Broadcast Date: 17 November 2009
Director: Frederick E.O. Toye
Writers: Diego Gutierrez and Christine Roum
Cast: Morena Baccarin, Lourdes Benedicto, Morris Chestnut, Joel Gretsch, Logan Huffman, Elizabeth Mitchell, Laura Vandervoort, and Scott Wolf
With their two-part introduction out of the way, the show runners give us a taste of what a typical V episode ought to be like, and, if “A Bright New Day” serves as any indication (spoiler alert: it doesn’t), we’ve got some terrific stuff coming our way. Consider how quickly the Visitors’ takeover is progressing. While details like the issuance of visas show the writers have a definite interest in the mechanics of a diplomatic siege, it’s also clear they have a short-term goal in mind: setting up Anna’s forces as a Hydra empire on Earth with Erica and her crew as the lowly resistance.
By “Hydra”, I don’t mean the thinly veiled Nazi placeholders in Captain America: The First Avenger (2011) but the serpent-like beast from Greek mythology with the multiple poisonous heads. Though Father Jack’s plot thread this week largely serves to unite our heroes at last (most of them anyway), “A Bright New Day” confirms the idea that each cast member will be battling a different head or, if you don’t care for highfalutin analogies, a different facet of the V invasion.
Chad, for example, is fighting on the media front. So far, he seems to be losing. The manipulative journalist may have got subtle-as-a-brick Marcus all flustered, but Anna made minced meat out of his attempt to cast Mary Faulkner, a young mother widowed by the Visitors’ arrival, as the new face of anti-V sentiment. In fairness, the guy barely appears in the episode. This round belongs to Anna, and I love the scene in which she rehearses her grief like a star-in-the-making preparing for an audition.
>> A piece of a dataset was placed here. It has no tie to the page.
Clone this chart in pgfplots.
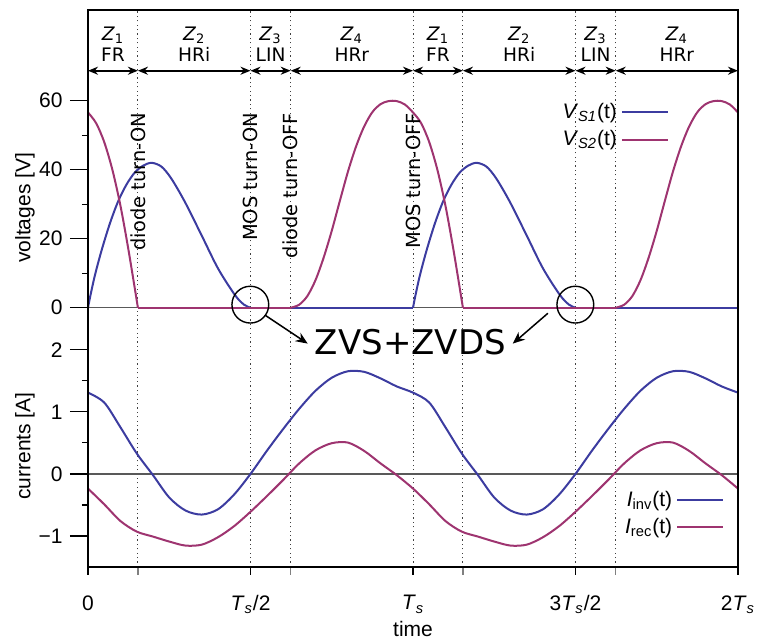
\documentclass[border=0pt]{standalone}
\usepackage{fontspec}
\setmainfont{Liberation Sans}
\newfontfamily\dejavu{DejaVu Sans}
\usepackage{pgfplots}
\pgfplotsset{compat=1.18}
\usetikzlibrary{arrows.meta}
\definecolor{cblue}{RGB}{60,60,160}
\definecolor{cpurp}{RGB}{158,52,112}
\newcommand{\Ts}{\textit{T}\textsubscript{\textit{s}}}
\tikzset{
  hdr/.style={anchor=base, font=\dejavu\fontsize{9.3}{11}\selectfont},
  rot/.style={rotate=90, anchor=east, inner sep=0pt, font=\dejavu\fontsize{9.7}{11}\selectfont},
  zarr/.style={{Stealth[length=5pt,width=4pt]}-{Stealth[length=5pt,width=4pt]}, line width=0.9pt},
}
\begin{document}
\fontsize{10.5}{12.6}\selectfont
\begin{tikzpicture}
\pgfplotsset{
  every axis/.append style={
    width=325pt, scale only axis, xmin=0, xmax=2, clip=false,
    tick align=outside, major tick length=9pt, minor tick length=3pt,
    every tick/.style={black, line width=0.6pt},
    xmajorgrids,
    major grid style={black!75, line width=0.5pt, dash pattern=on 0.6pt off 1.6pt},
    axis line style={line width=1pt},
    legend cell align=right, legend plot pos=right,
    legend image code/.code={\draw[#1] (0pt,0pt) -- (23pt,0pt);},
  },
}
% ---------------- bottom axis: currents ----------------
\begin{axis}[name=bot, height=121pt, ymin=-1.5, ymax=2.4,
  axis x line*=bottom, axis y line*=left,
  xtick={0,0.5,1,1.5,2},
  xticklabels={0, \Ts/2, \Ts, 3\Ts/2, 2\Ts},
  xtick style={/pgfplots/major tick length=4pt},
  xticklabel style={yshift=-1.5pt},
  extra x ticks={0.1536,0.6237,1.1536,1.6237}, extra x tick labels={},
  extra x tick style={grid=major, xtick style={draw=gray, /pgfplots/major tick length=4pt}},
  ytick={-1,0,1,2}, yticklabels={−1,0,1,2}, minor ytick={-0.5,0.5,1.5},
  xlabel={time},
  xlabel style={at={([yshift=-31pt]rel axis cs:0.5,0)}, anchor=center},
  ylabel={currents [A]},
  ylabel style={at={([xshift=-31.5pt]rel axis cs:0,0.5)}, anchor=center},
  legend style={draw=none, fill=none, at={(axis cs:1.965,-0.17)}, anchor=north east,
    row sep=0.5pt, inner sep=1pt},
]
\draw[black!65, line width=0.6pt] (axis cs:0,0) -- (axis cs:2,0);
\addplot[cblue, line width=1pt, smooth] coordinates {
(0,1.31) (0.05,1.15) (0.1,0.75) (0.15,0.33) (0.2,-0.02) (0.25,-0.38) (0.3,-0.59) (0.35,-0.655) (0.4,-0.57) (0.45,-0.33) (0.5,0.0) (0.55,0.37) (0.6,0.72) (0.65,1.05) (0.7,1.34) (0.75,1.55) (0.8,1.655) (0.85,1.645) (0.9,1.54) (0.95,1.41) (1,1.31)
(1.05,1.15) (1.1,0.75) (1.15,0.33) (1.2,-0.02) (1.25,-0.38) (1.3,-0.59) (1.35,-0.655) (1.4,-0.57) (1.45,-0.33) (1.5,0.0) (1.55,0.37) (1.6,0.72) (1.65,1.05) (1.7,1.34) (1.75,1.55) (1.8,1.655) (1.85,1.645) (1.9,1.54) (1.95,1.41) (2,1.31)};
\addlegendentry{\textit{I}\textsubscript{inv}(t)}
\addplot[cpurp, line width=1pt, smooth] coordinates {
(0,-0.236) (0.05,-0.49) (0.1,-0.76) (0.15,-0.93) (0.2,-1.01) (0.25,-1.09) (0.3,-1.155) (0.35,-1.14) (0.4,-1.02) (0.45,-0.84) (0.5,-0.61) (0.55,-0.36) (0.6,-0.10) (0.65,0.17) (0.7,0.38) (0.75,0.495) (0.8,0.505) (0.85,0.37) (0.9,0.17) (0.95,-0.02) (1,-0.236)
(1.05,-0.49) (1.1,-0.76) (1.15,-0.93) (1.2,-1.01) (1.25,-1.09) (1.3,-1.155) (1.35,-1.14) (1.4,-1.02) (1.45,-0.84) (1.5,-0.61) (1.55,-0.36) (1.6,-0.10) (1.65,0.17) (1.7,0.38) (1.75,0.495) (1.8,0.505) (1.85,0.37) (1.9,0.17) (1.95,-0.02) (2,-0.236)};
\addlegendentry{\textit{I}\textsubscript{rec}(t)}
\node[font=\dejavu\fontsize{17}{20}\selectfont, inner sep=0pt] at (axis cs:0.992,2.12) {ZVS+ZVDS};
\coordinate (b1) at (axis cs:0.676,2.10);
\coordinate (b2) at (axis cs:1.307,2.10);
\end{axis}
% ---------------- top axis: voltages ----------------
\begin{axis}[name=top, at={(bot.north west)}, anchor=south west,
  height=157.5pt, ymin=-5, ymax=86.3,
  axis x line*=top, axis y line*=left,
  xtick={0.1536,0.5,0.6237,1,1.1536,1.5,1.6237}, xticklabels={},
  xtick style={draw=none},
  ytick={0,20,40,60}, yticklabels={0,20,40,60}, minor ytick={10,30,50},
  ylabel={voltages [V]},
  ylabel style={at={([xshift=-31.5pt]rel axis cs:0,0.372)}, anchor=center},
  legend style={draw=none, fill=none, at={(axis cs:1.795,61.2)}, anchor=north east,
    row sep=0.5pt, inner sep=1pt},
]
\draw[black!65, line width=0.6pt] (axis cs:0,0) -- (axis cs:2,0);
% V_S1
\addplot[cblue, line width=1pt, smooth] coordinates {
(0,0) (0.008,3.8) (0.0215,9.5) (0.042,16.7) (0.0676,24.5) (0.093,30.9) (0.119,35.8) (0.144,39.2) (0.170,41.2) (0.196,42.0) (0.226,40.9) (0.256,37.5) (0.298,30.7) (0.349,21.1) (0.400,11.4) (0.452,3.7) (0.480,0.9) (0.5,0)};
\addlegendentry{\textit{V}\textsubscript{\textit{S1}}(t)}
\addplot[cpurp, line width=1pt, smooth] coordinates {
(0,56.6) (0.025,53.5) (0.05,48.0) (0.075,40.0) (0.1,29.5) (0.125,16.5) (0.1536,0)};
\addlegendentry{\textit{V}\textsubscript{\textit{S2}}(t)}
\addplot[cblue, line width=1pt, forget plot] coordinates {(0.5,0) (1,0)};
\addplot[cblue, line width=1pt, smooth, forget plot] coordinates {
(1,0) (1.008,3.8) (1.0215,9.5) (1.042,16.7) (1.0676,24.5) (1.093,30.9) (1.119,35.8) (1.144,39.2) (1.170,41.2) (1.196,42.0) (1.226,40.9) (1.256,37.5) (1.298,30.7) (1.349,21.1) (1.400,11.4) (1.452,3.7) (1.480,0.9) (1.5,0)};
\addplot[cblue, line width=1pt, forget plot] coordinates {(1.5,0) (2,0)};
% V_S2
\addplot[cpurp, line width=1pt, forget plot] coordinates {(0.1536,0) (0.6237,0)};
\addplot[cpurp, line width=1pt, smooth, forget plot] coordinates {
(0.6237,0) (0.65,0.9) (0.675,3.4) (0.70,8.0) (0.725,14.5) (0.75,22.3) (0.775,31.0) (0.80,39.5) (0.825,46.8) (0.85,52.6) (0.875,56.7) (0.90,59.0) (0.925,59.9) (0.95,59.9) (0.975,58.9) (1.0,56.6)
(1.025,53.5) (1.05,48.0) (1.075,40.0) (1.1,29.5) (1.125,16.5) (1.1536,0)};
\addplot[cpurp, line width=1pt, forget plot] coordinates {(1.1536,0) (1.6237,0)};
\addplot[cpurp, line width=1pt, smooth, forget plot] coordinates {
(1.6237,0) (1.65,0.9) (1.675,3.4) (1.70,8.0) (1.725,14.5) (1.75,22.3) (1.775,31.0) (1.80,39.5) (1.825,46.8) (1.85,52.6) (1.875,56.7) (1.90,59.0) (1.925,59.9) (1.95,59.9) (1.975,58.9) (2.0,56.6)};
% header
\draw[zarr] (axis cs:0,68.7) -- (axis cs:0.1536,68.7);
\draw[zarr] (axis cs:0.1536,68.7) -- (axis cs:0.5,68.7);
\draw[zarr] (axis cs:0.5,68.7) -- (axis cs:0.6237,68.7);
\draw[zarr] (axis cs:0.6237,68.7) -- (axis cs:1,68.7);
\draw[zarr] (axis cs:1,68.7) -- (axis cs:1.1536,68.7);
\draw[zarr] (axis cs:1.1536,68.7) -- (axis cs:1.5,68.7);
\draw[zarr] (axis cs:1.5,68.7) -- (axis cs:1.6237,68.7);
\draw[zarr] (axis cs:1.6237,68.7) -- (axis cs:2,68.7);
\node[hdr] at (axis cs:0.0768,77.6) {\textit{Z}\textsubscript{1}};
\node[hdr] at (axis cs:0.0768,71.3) {FR};
\node[hdr] at (axis cs:0.3268,77.6) {\textit{Z}\textsubscript{2}};
\node[hdr] at (axis cs:0.3268,71.3) {HRi};
\node[hdr] at (axis cs:0.5618,77.6) {\textit{Z}\textsubscript{3}};
\node[hdr] at (axis cs:0.5618,71.3) {LIN};
\node[hdr] at (axis cs:0.8118,77.6) {\textit{Z}\textsubscript{4}};
\node[hdr] at (axis cs:0.8118,71.3) {HRr};
\node[hdr] at (axis cs:1.0768,77.6) {\textit{Z}\textsubscript{1}};
\node[hdr] at (axis cs:1.0768,71.3) {FR};
\node[hdr] at (axis cs:1.3268,77.6) {\textit{Z}\textsubscript{2}};
\node[hdr] at (axis cs:1.3268,71.3) {HRi};
\node[hdr] at (axis cs:1.5618,77.6) {\textit{Z}\textsubscript{3}};
\node[hdr] at (axis cs:1.5618,71.3) {LIN};
\node[hdr] at (axis cs:1.8118,77.6) {\textit{Z}\textsubscript{4}};
\node[hdr] at (axis cs:1.8118,71.3) {HRr};
% event labels
\node[rot] at (axis cs:0.1536,56.5) {diode turn-ON};
\node[rot] at (axis cs:0.5,56.5) {MOS turn-ON};
\node[rot] at (axis cs:0.6237,56.5) {diode turn-OFF};
\node[rot] at (axis cs:1,56.5) {MOS turn-OFF};
% circles
\draw[line width=0.7pt] (axis cs:0.4995,0.9) circle[radius=9.2pt];
\draw[line width=0.7pt] (axis cs:1.4995,0.9) circle[radius=9.2pt];
\coordinate (a1) at (axis cs:0.544,-2.1);
\coordinate (a2) at (axis cs:1.415,-1.6);
\end{axis}
\draw[-{Stealth[length=6pt,width=5pt]}, line width=0.75pt] (a1) -- (b1);
\draw[-{Stealth[length=6pt,width=5pt]}, line width=0.75pt] (a2) -- (b2);
\draw[line width=1pt] (bot.south west) rectangle (top.north east);
\pgfresetboundingbox
\path ([xshift=-44pt,yshift=-37.5pt]bot.south west) rectangle ([xshift=11.5pt,yshift=5pt]top.north east);
\end{tikzpicture}
\end{document}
Who knew the geisha from Firefly could come off so creepy?
Ryan’s Hydra head represents the Visitors’ internal politics. Through his attempts to revive the Fifth Column, we’ve so far learnt that Anna controls her people by way of something called “bliss”, that a few Visitors broke free of its influence and formed a rebellion, and that some bloke named John May lead it. At this point, the convenient exposition generator still doesn’t have much of a personality, but maybe the writers are saving the good stuff for when he interacts with Erica. After all, the urgency of his situation and his previous position of leadership should either make him an invaluable right-hand man to the FBI agent or clash with her more subtle, almost surgical approach.
Consider her demeanor when asked to stop a terrorist from interfering with Anna’s plans, the way she conveys just enough skepticism to make her ultimately siding with the Visitors believable. Incidentally, I love the writers’ subversion of the standard action-thriller plot, how they muddy our expectations by aligning the villain’s goals with that of our heroine but keeping the focus on the righteous officers who would stop him. I honestly didn’t know whom to root for. Erica, on the other hand, figures out immediately what she has to do, biding her time for an opportunity to infiltrate the Visitors’ true surveillance room. Her poise and patience fascinate me.
Mind you, the woman’s got a few pressing issues, what with Tyler falling in love with Lisa, who is, of course, manipulating him for undisclosed (not to mention unlikely) extraterrestrial purposes. I’m a bit wary of the writers personalising the stakes for our heroine to the point of making her and Anna potential in-laws. Unless the boy turns out to be John May’s son, I can’t say I fully grasp what this particular Hydra head is meant to symbolise beyond the habitual “loss of innocence” cheese.
At any rate, I dig how all the other threads tie into each other: Chad introduces the world to Mary Faulkner; Ryan discusses “bliss”, which hints at how Anna wins her over so quickly; and Erica’s terrorist threat turns out an excuse for the Visitors to publicise the widow’s change of heart, leaving our heroes with gooey alien pie on their faces. Of course, Anna isn’t the only V capable of grade A subterfuge. Joshua revealing himself a Fifth Columnist had me floored. It’s possibly my favourite moment in the entire series. If “A Bright New Day” serves as any indication of what one might have expected of a typical V episode, I can’t for the life of me understand why the network hired a new creative team.